Reproduce the material below line by line, beginning with its first line and ending with the line that contains "const FS = 20.5;"; leave out pictures.

## begin Data provided

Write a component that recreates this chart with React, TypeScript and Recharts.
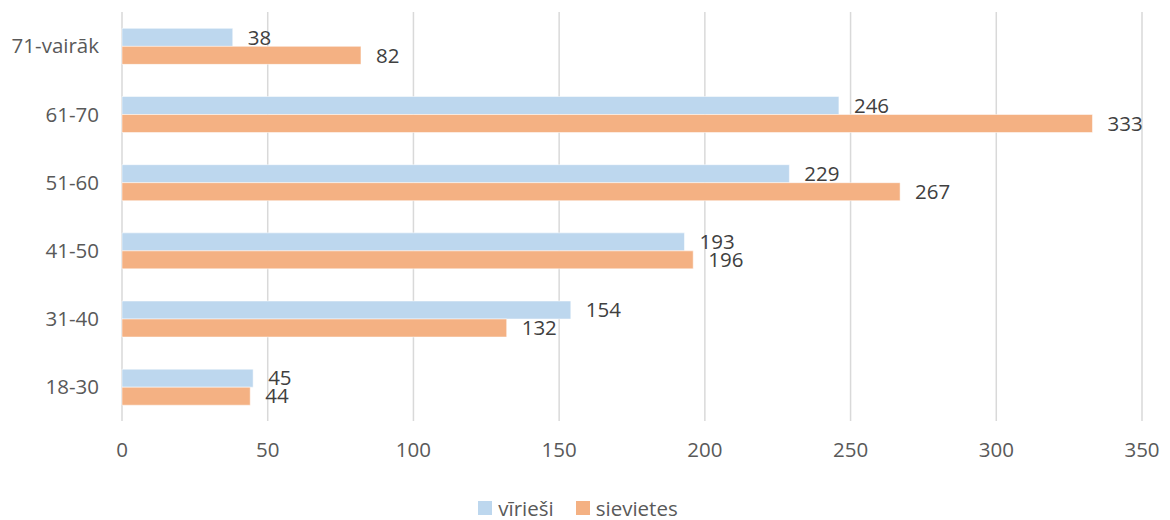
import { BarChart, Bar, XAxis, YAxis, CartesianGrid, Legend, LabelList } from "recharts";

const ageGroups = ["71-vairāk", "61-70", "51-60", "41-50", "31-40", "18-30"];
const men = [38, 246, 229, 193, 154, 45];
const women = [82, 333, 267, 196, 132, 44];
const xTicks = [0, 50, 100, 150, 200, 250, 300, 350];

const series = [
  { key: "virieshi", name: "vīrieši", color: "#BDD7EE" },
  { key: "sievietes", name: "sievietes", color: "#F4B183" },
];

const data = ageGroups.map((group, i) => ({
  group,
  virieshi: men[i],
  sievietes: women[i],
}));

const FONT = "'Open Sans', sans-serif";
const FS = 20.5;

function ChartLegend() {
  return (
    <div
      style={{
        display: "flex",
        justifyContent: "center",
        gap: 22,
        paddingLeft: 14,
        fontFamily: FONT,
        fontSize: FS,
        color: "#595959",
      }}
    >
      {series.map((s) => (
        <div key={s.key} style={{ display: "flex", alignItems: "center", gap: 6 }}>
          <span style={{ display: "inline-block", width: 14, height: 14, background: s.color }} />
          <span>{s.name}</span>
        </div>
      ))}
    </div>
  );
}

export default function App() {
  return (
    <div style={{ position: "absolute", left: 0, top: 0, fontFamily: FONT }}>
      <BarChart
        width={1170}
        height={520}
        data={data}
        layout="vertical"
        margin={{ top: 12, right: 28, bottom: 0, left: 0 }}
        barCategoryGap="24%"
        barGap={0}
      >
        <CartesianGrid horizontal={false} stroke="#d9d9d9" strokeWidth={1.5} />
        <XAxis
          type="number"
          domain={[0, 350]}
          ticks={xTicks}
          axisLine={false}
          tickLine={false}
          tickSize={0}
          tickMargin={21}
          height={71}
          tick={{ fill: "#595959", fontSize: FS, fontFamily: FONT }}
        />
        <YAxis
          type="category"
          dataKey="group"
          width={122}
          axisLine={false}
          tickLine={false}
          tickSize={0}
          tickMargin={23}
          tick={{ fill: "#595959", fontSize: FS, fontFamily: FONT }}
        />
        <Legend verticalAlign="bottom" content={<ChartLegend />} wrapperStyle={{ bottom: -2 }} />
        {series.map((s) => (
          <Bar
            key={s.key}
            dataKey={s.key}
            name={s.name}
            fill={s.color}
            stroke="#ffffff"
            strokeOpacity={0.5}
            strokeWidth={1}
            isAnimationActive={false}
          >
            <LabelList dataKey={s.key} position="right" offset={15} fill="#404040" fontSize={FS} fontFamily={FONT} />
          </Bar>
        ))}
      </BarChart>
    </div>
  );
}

## end Data provided

**Final result**.
Write a component that recreates this chart with React, TypeScript and Recharts.
import { BarChart, Bar, XAxis, YAxis, CartesianGrid, Legend, LabelList } from "recharts";

const ageGroups = ["71-vairāk", "61-70", "51-60", "41-50", "31-40", "18-30"];
const men = [38, 246, 229, 193, 154, 45];
const women = [82, 333, 267, 196, 132, 44];
const xTicks = [0, 50, 100, 150, 200, 250, 300, 350];

const series = [
  { key: "virieshi", name: "vīrieši", color: "#BDD7EE" },
  { key: "sievietes", name: "sievietes", color: "#F4B183" },
];

const data = ageGroups.map((group, i) => ({
  group,
  virieshi: men[i],
  sievietes: women[i],
}));

const FONT = "'Open Sans', sans-serif";
const FS = 20.5;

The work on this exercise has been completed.